• **GIVEN INSTRUCTION**: Exactly retype the lines from the one containing "Write a Python" through the one containing "['M.aquaticum', 'N.nucifera', 'C.demersum', 'S.natans']"; both ends count, pictures do not.

• **DATA**:
'''

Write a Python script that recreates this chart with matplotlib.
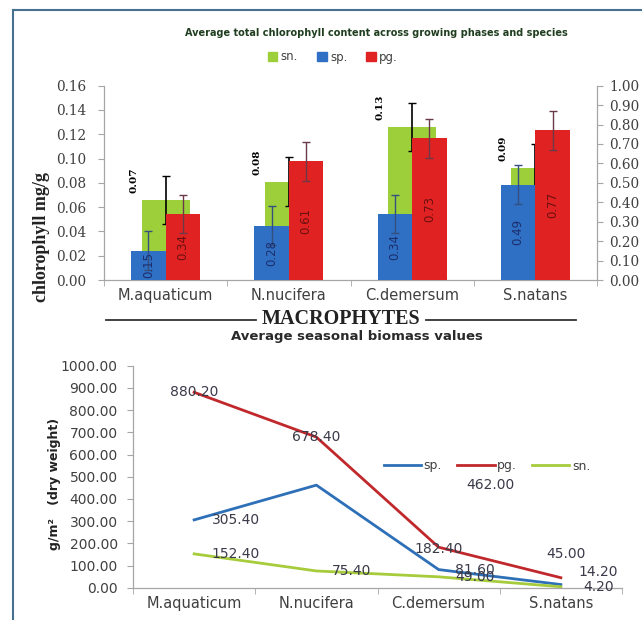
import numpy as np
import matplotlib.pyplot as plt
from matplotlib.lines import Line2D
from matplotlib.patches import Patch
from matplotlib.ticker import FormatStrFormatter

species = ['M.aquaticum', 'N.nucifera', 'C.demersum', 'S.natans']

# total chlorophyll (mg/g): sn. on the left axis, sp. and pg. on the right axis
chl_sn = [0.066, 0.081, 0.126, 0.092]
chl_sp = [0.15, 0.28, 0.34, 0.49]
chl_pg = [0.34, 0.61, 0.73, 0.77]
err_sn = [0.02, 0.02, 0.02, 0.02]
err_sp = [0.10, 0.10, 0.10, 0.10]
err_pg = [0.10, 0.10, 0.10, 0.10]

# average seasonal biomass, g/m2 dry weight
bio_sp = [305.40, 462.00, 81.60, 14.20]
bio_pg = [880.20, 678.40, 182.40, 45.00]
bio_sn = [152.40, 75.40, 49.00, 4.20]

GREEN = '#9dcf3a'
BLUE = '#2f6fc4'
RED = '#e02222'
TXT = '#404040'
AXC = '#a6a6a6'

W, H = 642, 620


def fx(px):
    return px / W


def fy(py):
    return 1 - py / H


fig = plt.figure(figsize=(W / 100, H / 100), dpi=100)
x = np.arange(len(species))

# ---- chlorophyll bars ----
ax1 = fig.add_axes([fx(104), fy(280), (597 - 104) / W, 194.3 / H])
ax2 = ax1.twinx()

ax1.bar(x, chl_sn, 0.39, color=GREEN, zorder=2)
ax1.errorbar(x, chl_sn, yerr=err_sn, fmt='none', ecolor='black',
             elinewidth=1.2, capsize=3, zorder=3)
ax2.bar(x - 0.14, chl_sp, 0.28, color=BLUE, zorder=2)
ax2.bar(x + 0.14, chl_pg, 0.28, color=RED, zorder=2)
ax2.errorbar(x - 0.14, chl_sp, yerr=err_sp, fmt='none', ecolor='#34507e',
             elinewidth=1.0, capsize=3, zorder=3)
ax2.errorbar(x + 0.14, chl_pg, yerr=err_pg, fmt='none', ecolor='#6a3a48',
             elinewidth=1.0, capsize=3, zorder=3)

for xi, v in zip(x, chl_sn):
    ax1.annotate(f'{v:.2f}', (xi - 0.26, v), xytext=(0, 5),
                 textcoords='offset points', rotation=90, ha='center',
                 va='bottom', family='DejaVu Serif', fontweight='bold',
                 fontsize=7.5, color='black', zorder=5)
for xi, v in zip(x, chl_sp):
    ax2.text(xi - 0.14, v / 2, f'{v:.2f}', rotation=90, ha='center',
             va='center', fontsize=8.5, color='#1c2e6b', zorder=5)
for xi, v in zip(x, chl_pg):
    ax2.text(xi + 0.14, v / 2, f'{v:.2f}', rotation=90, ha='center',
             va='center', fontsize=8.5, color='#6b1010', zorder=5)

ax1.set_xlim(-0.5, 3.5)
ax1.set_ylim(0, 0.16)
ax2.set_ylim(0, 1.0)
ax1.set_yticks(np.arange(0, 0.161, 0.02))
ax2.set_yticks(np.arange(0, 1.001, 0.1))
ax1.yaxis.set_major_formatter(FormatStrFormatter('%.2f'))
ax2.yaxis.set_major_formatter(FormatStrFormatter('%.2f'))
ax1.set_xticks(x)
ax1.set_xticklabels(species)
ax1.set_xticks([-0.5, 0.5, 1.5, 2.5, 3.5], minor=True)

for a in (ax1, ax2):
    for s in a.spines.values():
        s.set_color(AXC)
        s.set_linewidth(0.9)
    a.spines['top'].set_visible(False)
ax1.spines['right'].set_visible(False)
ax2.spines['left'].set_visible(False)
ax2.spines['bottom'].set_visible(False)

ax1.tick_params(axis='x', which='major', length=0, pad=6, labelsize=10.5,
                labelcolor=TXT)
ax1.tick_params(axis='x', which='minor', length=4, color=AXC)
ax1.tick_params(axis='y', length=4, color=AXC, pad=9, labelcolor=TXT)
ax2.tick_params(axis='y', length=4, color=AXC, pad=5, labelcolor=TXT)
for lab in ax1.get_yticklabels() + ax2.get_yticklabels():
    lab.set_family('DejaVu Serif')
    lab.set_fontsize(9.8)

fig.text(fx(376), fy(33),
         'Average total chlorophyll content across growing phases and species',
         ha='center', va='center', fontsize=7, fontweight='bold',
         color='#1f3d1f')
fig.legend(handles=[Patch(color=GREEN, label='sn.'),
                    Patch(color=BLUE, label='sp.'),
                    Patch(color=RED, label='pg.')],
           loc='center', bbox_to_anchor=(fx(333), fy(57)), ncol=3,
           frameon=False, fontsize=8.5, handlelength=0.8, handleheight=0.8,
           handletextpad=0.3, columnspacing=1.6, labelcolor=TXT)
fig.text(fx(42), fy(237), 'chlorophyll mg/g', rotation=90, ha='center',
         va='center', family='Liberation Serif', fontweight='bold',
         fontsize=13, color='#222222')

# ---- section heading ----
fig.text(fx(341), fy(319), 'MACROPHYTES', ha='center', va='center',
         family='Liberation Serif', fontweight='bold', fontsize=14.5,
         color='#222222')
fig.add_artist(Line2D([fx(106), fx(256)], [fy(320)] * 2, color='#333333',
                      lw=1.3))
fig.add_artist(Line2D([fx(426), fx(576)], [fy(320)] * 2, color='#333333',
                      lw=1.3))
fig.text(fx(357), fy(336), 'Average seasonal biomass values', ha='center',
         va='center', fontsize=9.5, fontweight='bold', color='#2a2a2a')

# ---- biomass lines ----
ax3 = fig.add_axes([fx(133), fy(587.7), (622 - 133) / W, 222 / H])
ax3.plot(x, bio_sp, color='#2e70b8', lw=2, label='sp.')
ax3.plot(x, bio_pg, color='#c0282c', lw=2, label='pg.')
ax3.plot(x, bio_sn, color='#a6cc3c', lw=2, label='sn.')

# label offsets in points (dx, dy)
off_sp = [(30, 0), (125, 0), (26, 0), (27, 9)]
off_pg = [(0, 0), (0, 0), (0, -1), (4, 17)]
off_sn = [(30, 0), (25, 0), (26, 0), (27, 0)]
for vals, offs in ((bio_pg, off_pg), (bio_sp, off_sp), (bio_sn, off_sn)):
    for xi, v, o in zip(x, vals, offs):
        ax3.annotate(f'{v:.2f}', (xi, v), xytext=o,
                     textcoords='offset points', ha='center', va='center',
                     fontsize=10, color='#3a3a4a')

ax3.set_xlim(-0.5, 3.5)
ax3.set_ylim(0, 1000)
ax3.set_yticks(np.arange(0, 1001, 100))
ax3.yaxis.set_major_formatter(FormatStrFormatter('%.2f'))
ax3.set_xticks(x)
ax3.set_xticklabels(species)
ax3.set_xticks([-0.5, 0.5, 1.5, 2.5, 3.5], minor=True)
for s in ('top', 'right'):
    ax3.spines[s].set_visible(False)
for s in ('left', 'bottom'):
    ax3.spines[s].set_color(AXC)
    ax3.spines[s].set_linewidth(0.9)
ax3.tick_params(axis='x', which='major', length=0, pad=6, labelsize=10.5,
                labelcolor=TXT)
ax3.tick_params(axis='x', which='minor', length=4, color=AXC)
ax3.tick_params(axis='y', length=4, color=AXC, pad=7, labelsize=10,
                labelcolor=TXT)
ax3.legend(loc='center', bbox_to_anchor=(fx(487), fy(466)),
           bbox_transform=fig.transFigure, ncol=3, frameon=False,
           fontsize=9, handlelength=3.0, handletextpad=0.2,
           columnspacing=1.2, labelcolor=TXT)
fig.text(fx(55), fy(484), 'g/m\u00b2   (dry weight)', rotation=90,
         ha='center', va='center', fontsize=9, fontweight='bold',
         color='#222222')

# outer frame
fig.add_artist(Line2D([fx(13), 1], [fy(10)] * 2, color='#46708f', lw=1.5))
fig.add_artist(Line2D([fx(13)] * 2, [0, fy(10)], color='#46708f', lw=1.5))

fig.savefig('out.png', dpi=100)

'''
'''

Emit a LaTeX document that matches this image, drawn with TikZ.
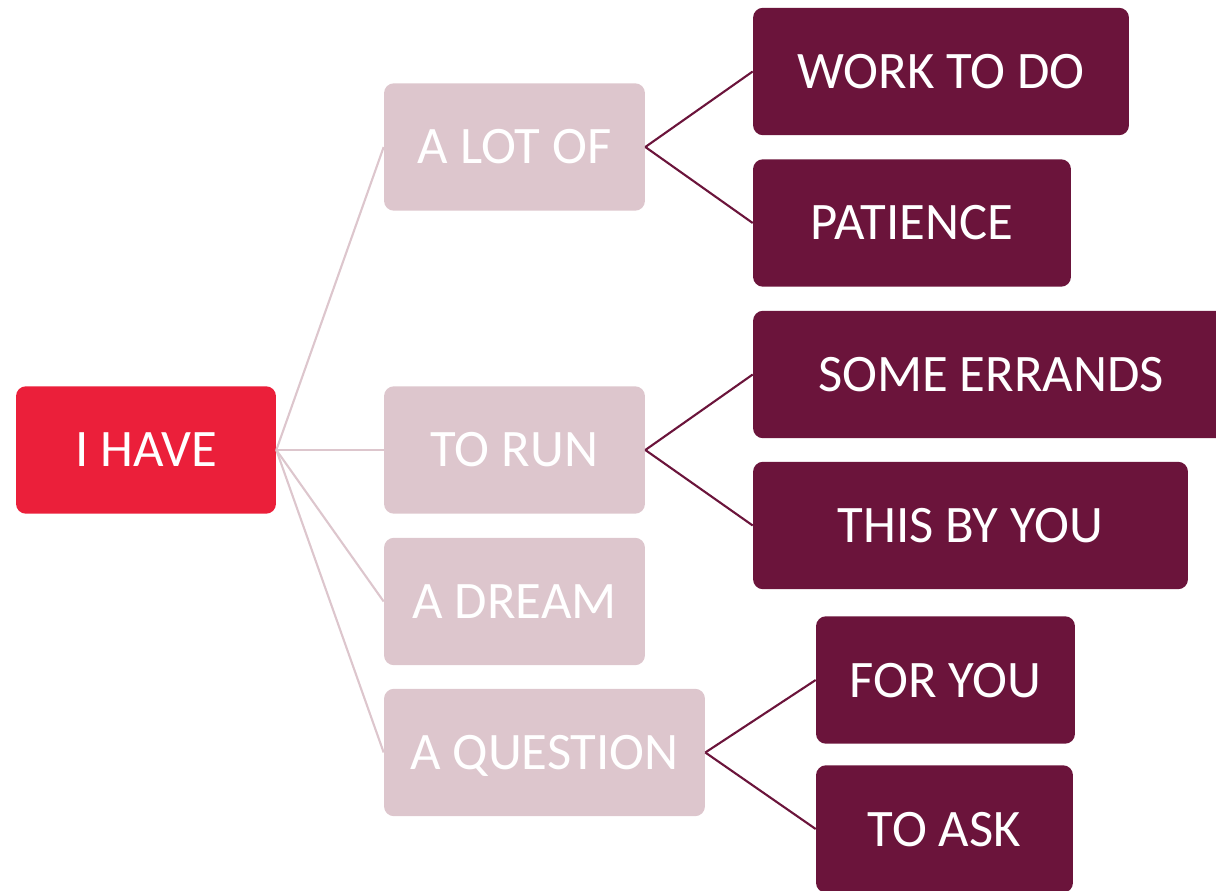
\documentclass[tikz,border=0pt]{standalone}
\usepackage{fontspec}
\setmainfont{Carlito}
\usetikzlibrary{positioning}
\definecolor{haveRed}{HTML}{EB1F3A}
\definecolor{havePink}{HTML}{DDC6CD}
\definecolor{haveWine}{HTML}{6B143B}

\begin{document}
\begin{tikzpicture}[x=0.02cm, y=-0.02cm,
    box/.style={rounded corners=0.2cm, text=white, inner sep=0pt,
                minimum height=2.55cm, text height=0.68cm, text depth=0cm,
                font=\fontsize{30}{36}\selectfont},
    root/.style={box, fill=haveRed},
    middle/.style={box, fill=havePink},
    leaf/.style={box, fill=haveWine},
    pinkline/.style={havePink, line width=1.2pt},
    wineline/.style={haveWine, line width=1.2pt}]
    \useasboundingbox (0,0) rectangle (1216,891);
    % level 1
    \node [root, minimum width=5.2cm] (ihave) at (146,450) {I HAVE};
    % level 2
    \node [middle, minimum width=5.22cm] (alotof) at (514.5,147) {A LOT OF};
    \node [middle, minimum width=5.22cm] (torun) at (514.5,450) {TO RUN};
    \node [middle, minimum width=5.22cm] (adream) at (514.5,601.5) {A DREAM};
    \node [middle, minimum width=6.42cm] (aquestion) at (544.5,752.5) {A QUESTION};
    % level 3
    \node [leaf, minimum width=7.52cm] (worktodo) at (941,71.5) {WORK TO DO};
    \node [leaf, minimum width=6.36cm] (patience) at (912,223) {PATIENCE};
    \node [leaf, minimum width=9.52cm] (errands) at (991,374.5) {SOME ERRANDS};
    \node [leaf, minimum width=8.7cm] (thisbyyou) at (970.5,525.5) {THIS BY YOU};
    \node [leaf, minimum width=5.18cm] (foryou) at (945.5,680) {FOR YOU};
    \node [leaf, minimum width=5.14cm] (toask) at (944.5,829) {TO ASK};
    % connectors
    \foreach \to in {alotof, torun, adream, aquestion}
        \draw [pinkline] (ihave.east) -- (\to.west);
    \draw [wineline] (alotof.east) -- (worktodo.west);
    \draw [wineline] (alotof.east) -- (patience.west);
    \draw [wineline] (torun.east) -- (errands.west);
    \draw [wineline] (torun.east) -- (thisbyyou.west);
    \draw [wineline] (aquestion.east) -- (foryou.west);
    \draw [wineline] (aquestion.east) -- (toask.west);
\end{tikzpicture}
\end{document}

'''
'''

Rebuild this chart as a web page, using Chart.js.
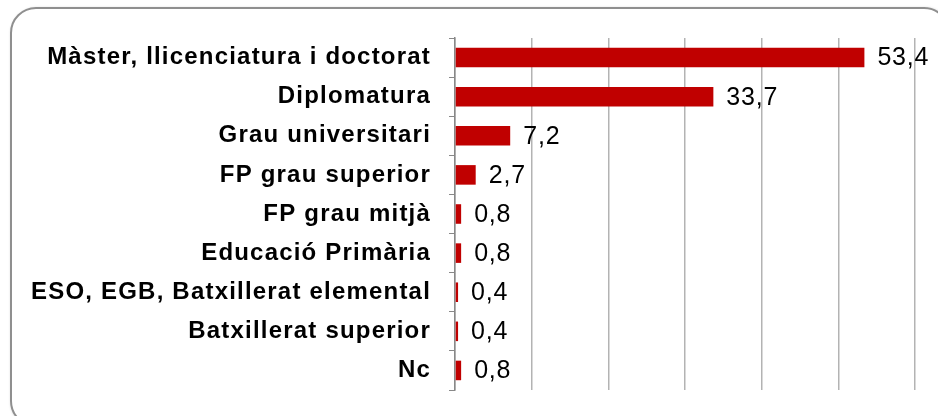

'''

• **SOLUTION FOR THIS TASK**:
Write a Python script that recreates this chart with matplotlib.
import numpy as np
import matplotlib.pyplot as plt
from matplotlib.lines import Line2D
from matplotlib.patches import Patch
from matplotlib.ticker import FormatStrFormatter

species = ['M.aquaticum', 'N.nucifera', 'C.demersum', 'S.natans']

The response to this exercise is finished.